Teaching to hit a target is ideal at a firing range. But what about in a classroom? Or in a Sunday School class? I have to say there have been times that I have started a blog with a person I want to target. Usually I want to get a point across to them that I cannot seem to say in person.
You usually do not get to read those blogs. But today I was reminded about such an incident. I was the target of someone else’s teaching. As I started writing to gripe about it, I was convicted that I was targeting them. So, learning experience. Yes, and I am rolling my eyes with you.
If you disagree with someone over something they said, you should go to them and talk with them about it. Instead of showing your superiority and targeting them in speech in public. Not scripturally sound. I am pointing at myself here. I have been accused of airing my grievances in my writing. Most of the time I can honestly say that is not true. But what I can say is that I use my experiences in my writing.

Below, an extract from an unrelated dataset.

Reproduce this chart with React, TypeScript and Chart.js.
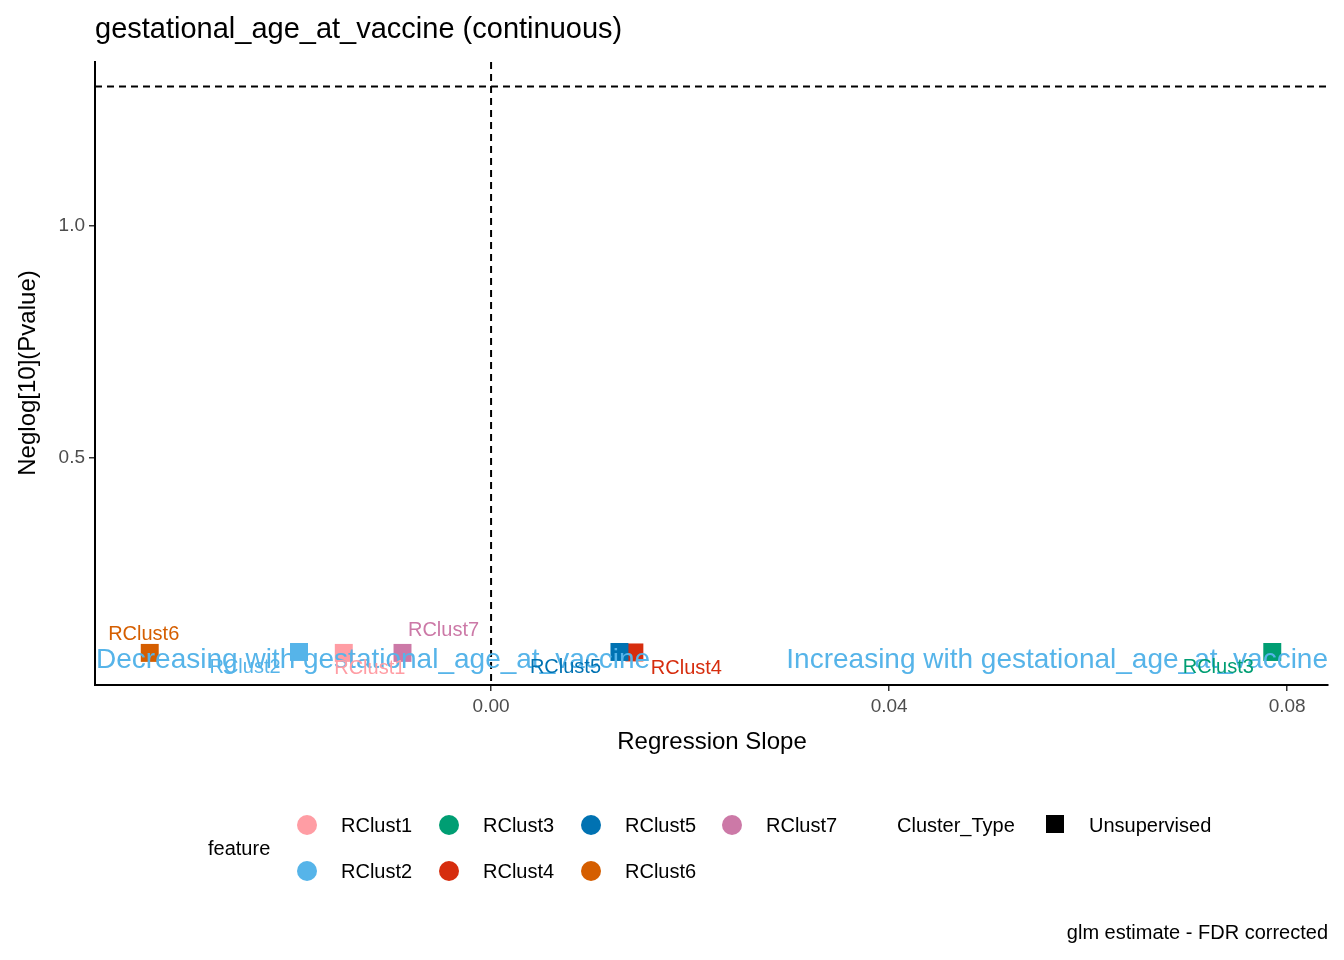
import React, { useEffect, useRef } from "react";
import { Chart, registerables } from "chart.js";
Chart.register(...registerables);

const features = ["RClust1", "RClust2", "RClust3", "RClust4", "RClust5", "RClust6", "RClust7"];
const slopes = [-0.0148, -0.0193, 0.0785, 0.0144, 0.0129, -0.0343, -0.0089];
const neglogP = [0.078, 0.080, 0.080, 0.079, 0.080, 0.078, 0.078];
const colors = ["#FF9DA4", "#56B4E9", "#009E73", "#D62D0E", "#0072B2", "#D55E00", "#CC79A7"];
const labelOffsets = [[26, 16], [-54, 16], [-54, 16], [52, 16], [-54, 16], [-6, -18], [41, -22]];
const xTicks = [0, 0.04, 0.08];
const yTicks = [0.5, 1.0];
const threshold = 1.301;

const FONT = "'Liberation Sans', Arial, sans-serif";

export default function App() {
  const ref = useRef<HTMLCanvasElement>(null);
  useEffect(() => {
    const overlay = {
      id: "overlay",
      beforeDatasetsDraw(chart: any) {
        const { ctx, chartArea: a, scales } = chart;
        const x = scales.x, y = scales.y;
        ctx.save();
        ctx.strokeStyle = "#000";
        ctx.lineWidth = 2;
        ctx.setLineDash([7, 5]);
        const x0 = x.getPixelForValue(0);
        ctx.beginPath(); ctx.moveTo(x0, a.top); ctx.lineTo(x0, a.bottom); ctx.stroke();
        const yt = y.getPixelForValue(threshold);
        ctx.beginPath(); ctx.moveTo(a.left, yt); ctx.lineTo(a.right, yt); ctx.stroke();
        ctx.restore();
      },
      afterDatasetsDraw(chart: any) {
        const { ctx, chartArea: a, scales } = chart;
        const x = scales.x, y = scales.y;
        ctx.save();
        ctx.font = `28px ${FONT}`;
        ctx.fillStyle = "#56B4E9";
        ctx.textBaseline = "middle";
        const yAnn = y.getPixelForValue(neglogP[0]) + 7;
        ctx.textAlign = "left";
        ctx.fillText("Decreasing with gestational_age_at_vaccine", a.left + 1, yAnn);
        ctx.textAlign = "right";
        ctx.fillText("Increasing with gestational_age_at_vaccine", a.right, yAnn);
        ctx.font = `20px ${FONT}`;
        ctx.textAlign = "center";
        features.forEach((f, i) => {
          const px = x.getPixelForValue(slopes[i]);
          const py = y.getPixelForValue(neglogP[i]);
          const [dx, dy] = labelOffsets[i];
          ctx.fillStyle = colors[i];
          ctx.fillText(f, px + dx, py + dy);
        });
        ctx.restore();
      },
      afterDraw(chart: any) {
        const { ctx } = chart;
        ctx.save();
        ctx.fillStyle = "#000";
        ctx.textBaseline = "middle";
        ctx.font = `29px ${FONT}`;
        ctx.textAlign = "left";
        ctx.fillText("gestational_age_at_vaccine (continuous)", 95, 30);
        ctx.font = `24px ${FONT}`;
        ctx.textAlign = "center";
        ctx.fillText("Regression Slope", 712, 742);
        ctx.save();
        ctx.translate(28, 373);
        ctx.rotate(-Math.PI / 2);
        ctx.fillText("Neglog[10](Pvalue)", 0, 0);
        ctx.restore();
        ctx.font = `20px ${FONT}`;
        ctx.textAlign = "right";
        ctx.fillText("glm estimate - FDR corrected", 1328, 933);
        ctx.textAlign = "left";
        ctx.fillText("feature", 208, 849);
        ctx.fillText("Cluster_Type", 897, 826);
        ctx.fillText("Unsupervised", 1089, 826);
        ctx.fillRect(1046, 815, 18, 18);
        const cx = [307, 449, 591, 732];
        features.forEach((f, i) => {
          const col = i % 2 === 0 ? i / 2 : (i - 1) / 2;
          const row = i % 2;
          const yy = row === 0 ? 825 : 871;
          ctx.fillStyle = colors[i];
          ctx.beginPath(); ctx.arc(cx[col], yy, 10, 0, Math.PI * 2); ctx.fill();
          ctx.fillStyle = "#000";
          ctx.fillText(f, cx[col] + 34, yy + 1);
        });
        ctx.restore();
      },
    };
    const chart = new Chart(ref.current!, {
      type: "scatter",
      data: {
        datasets: [{
          data: features.map((_, i) => ({ x: slopes[i], y: neglogP[i] })),
          backgroundColor: colors,
          borderWidth: 0,
          pointStyle: "rect",
          pointRadius: 12.7,
        }],
      },
      options: {
        responsive: false,
        animation: false,
        layout: { padding: { top: 62, right: 16, left: 0, bottom: 0 } },
        plugins: { legend: { display: false }, tooltip: { enabled: false } },
        scales: {
          x: {
            type: "linear", min: -0.0398, max: 0.0841,
            afterFit: (s: any) => { s.height = 275; },
            afterBuildTicks: (s: any) => { s.ticks = xTicks.map((v) => ({ value: v })); },
            ticks: { color: "#4D4D4D", font: { size: 19, family: FONT }, padding: 4, callback: (v: any) => Number(v).toFixed(2) },
            grid: { drawOnChartArea: false, drawTicks: true, tickLength: 6, color: "#333", lineWidth: 1.5 },
            border: { color: "#000", width: 2 },
          },
          y: {
            type: "linear", min: 0.0087, max: 1.354,
            afterFit: (s: any) => { s.width = 95; },
            afterBuildTicks: (s: any) => { s.ticks = yTicks.map((v) => ({ value: v })); },
            ticks: { color: "#4D4D4D", font: { size: 19, family: FONT }, padding: 4, callback: (v: any) => Number(v).toFixed(1) },
            grid: { drawOnChartArea: false, drawTicks: true, tickLength: 6, color: "#333", lineWidth: 1.5 },
            border: { color: "#000", width: 2 },
          },
        },
      },
      plugins: [overlay],
    });
    return () => chart.destroy();
  }, []);
  return (
    <div style={{ position: "fixed", left: 0, top: 0, background: "#fff" }}>
      <canvas ref={ref} width={1344} height={960} style={{ width: 1344, height: 960 }} />
    </div>
  );
}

But how do you confront when confrontation is so not in your wheelhouse? Honestly, I struggle with it. So, when I am a target in a public environment, I sit there. I do not jump up and raise the roof. I do not wait until after class to discuss what was said. I internalize it. Then it continues to come up at weird times. Now for the key, forgive. I need to forgive them for their words. Their words were designed to correct me. Whether I agree with them or not. Did I need correcting? In their eyes yes.
Theology is a funny touchy subject. What we learn at the feet of teachers growing up in church is flawed. It is based on their interpretation a lot of the time. Pulling information from scripture might start out scripturally sound, but it can go sideways when we add something to it. Change one word and it can change the whole meaning.
I may not get theology right at times, but scripture I can verify. There is a fine line between you being right and someone else being wrong when it comes to teaching. If you are trying to teach others like Christ, you need to humble yourself in your knowledge. Bulldozers move a lot of dirt but usually roll over people in the process. In writing I could point out all the reasons I am right, scripturally sound, and superior to you; however, what would that accomplish? You would never read another word I wrote.
Grace offered is less likely to offend. A gentle word spoken has more effect on someone than a quick harsh word. Proverbs 15:4 “A soothing tongue is a tree of life, but perversion in it crushes the spirit.” I have spoken harshly and quickly at times. Those are the moments I realize I still have a lot of growing to do spiritually. With daily scripture reading and accountability, I will mature in my spiritual walk. I hope to offer grace to someone else when I feel offended. Then I hope I can forgive them for the offense. Forgiveness sometimes is more important that confronting. Grace offered is hopefully returned.